- WRITTEN INSTRUCTION:
The listing below should be printed exactly, every line of it. Skip the pictures.

****

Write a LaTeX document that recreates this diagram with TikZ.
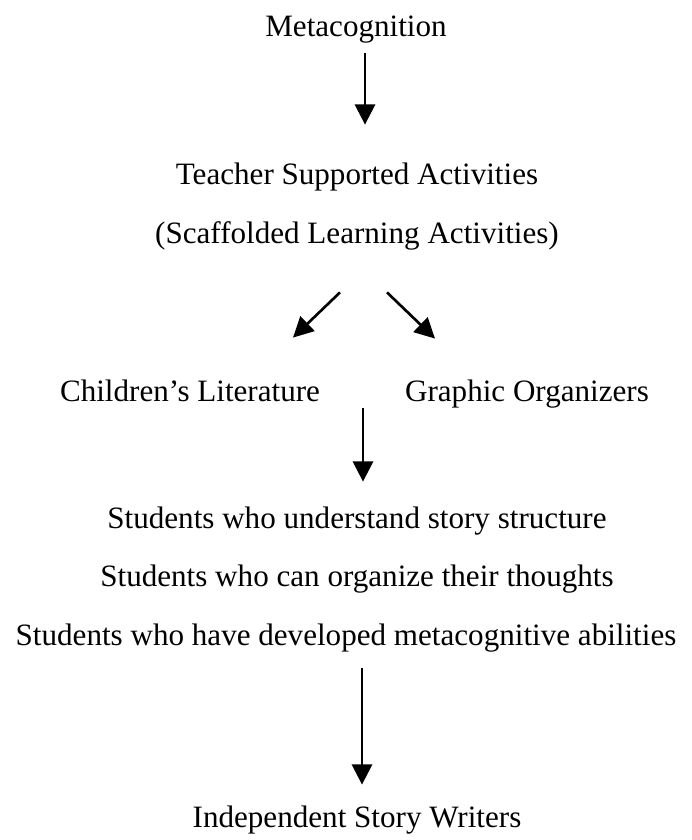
\documentclass[tikz,border=0pt]{standalone}
\usepackage{fontspec}
\setmainfont{Liberation Serif}
\usepackage{tikz}
\usetikzlibrary{arrows.meta}
\usetikzlibrary{calc}
\usetikzlibrary{positioning}

\tikzset{
  lbl/.style={font=\fontsize{17.7}{21}\selectfont, inner sep=0pt, anchor=base,
    text height=12pt, text depth=4pt},
  arr/.style={line width=1.5pt, -{Triangle[length=11.5pt,width=11.5pt]}}
}

\begin{document}
\begin{tikzpicture}[x=0.02cm,y=-0.02cm]
  \useasboundingbox (0,0) rectangle (691,840);

  %% top part
  \node[lbl] (meta) at (356,36) {Metacognition};
  \node[lbl] (teach) at (357,184) {Teacher Supported Activities};
  \node[lbl] (scaff) at (357,243) {(Scaffolded Learning Activities)};

  % two branches
  \node[lbl] (litr) at (190,401) {Children's Literature};
  \node[lbl] (graph) at (527,401) {Graphic Organizers};

  %% students
  \node[lbl] (und) at (357,528) {Students who understand story structure};
  \node[lbl] (org) at (357,586) {Students who can organize their thoughts};
  \node[lbl] (devel) at (346,645) {Students who have developed metacognitive abilities};

  \node[lbl] (indep) at (357,827) {Independent Story Writers};

  %% arrows
  \draw[arr] ($(meta.south)+(9,10)$) -- ($(teach.north)+(8,-38)$);
  \draw[arr] ($(scaff.south)+(-17,42)$) -- ($(litr.north)+(103,-42)$);
  \draw[arr] ($(scaff.south)+(30,42)$) -- ($(graph.north)+(-92,-41)$);
  \draw[arr] ($(und.north)+(6,-99)$) -- ($(und.north)+(6,-25)$);
  \draw[arr] ($(devel.south)+(16,16)$) -- ($(indep.north)+(5,-21)$);
\end{tikzpicture}
\end{document}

****

- TASK SOLUTION:
Write a LaTeX document that recreates this diagram with TikZ.
\documentclass[tikz,border=0pt]{standalone}
\usepackage{fontspec}
\setmainfont{Liberation Serif}
\usepackage{tikz}
\usetikzlibrary{arrows.meta}
\usetikzlibrary{calc}
\usetikzlibrary{positioning}

\tikzset{
  lbl/.style={font=\fontsize{17.7}{21}\selectfont, inner sep=0pt, anchor=base,
    text height=12pt, text depth=4pt},
  arr/.style={line width=1.5pt, -{Triangle[length=11.5pt,width=11.5pt]}}
}

\begin{document}
\begin{tikzpicture}[x=0.02cm,y=-0.02cm]
  \useasboundingbox (0,0) rectangle (691,840);

  %% top part
  \node[lbl] (meta) at (356,36) {Metacognition};
  \node[lbl] (teach) at (357,184) {Teacher Supported Activities};
  \node[lbl] (scaff) at (357,243) {(Scaffolded Learning Activities)};

  % two branches
  \node[lbl] (litr) at (190,401) {Children's Literature};
  \node[lbl] (graph) at (527,401) {Graphic Organizers};

  %% students
  \node[lbl] (und) at (357,528) {Students who understand story structure};
  \node[lbl] (org) at (357,586) {Students who can organize their thoughts};
  \node[lbl] (devel) at (346,645) {Students who have developed metacognitive abilities};

  \node[lbl] (indep) at (357,827) {Independent Story Writers};

  %% arrows
  \draw[arr] ($(meta.south)+(9,10)$) -- ($(teach.north)+(8,-38)$);
  \draw[arr] ($(scaff.south)+(-17,42)$) -- ($(litr.north)+(103,-42)$);
  \draw[arr] ($(scaff.south)+(30,42)$) -- ($(graph.north)+(-92,-41)$);
  \draw[arr] ($(und.north)+(6,-99)$) -- ($(und.north)+(6,-25)$);
  \draw[arr] ($(devel.south)+(16,16)$) -- ($(indep.north)+(5,-21)$);
\end{tikzpicture}
\end{document}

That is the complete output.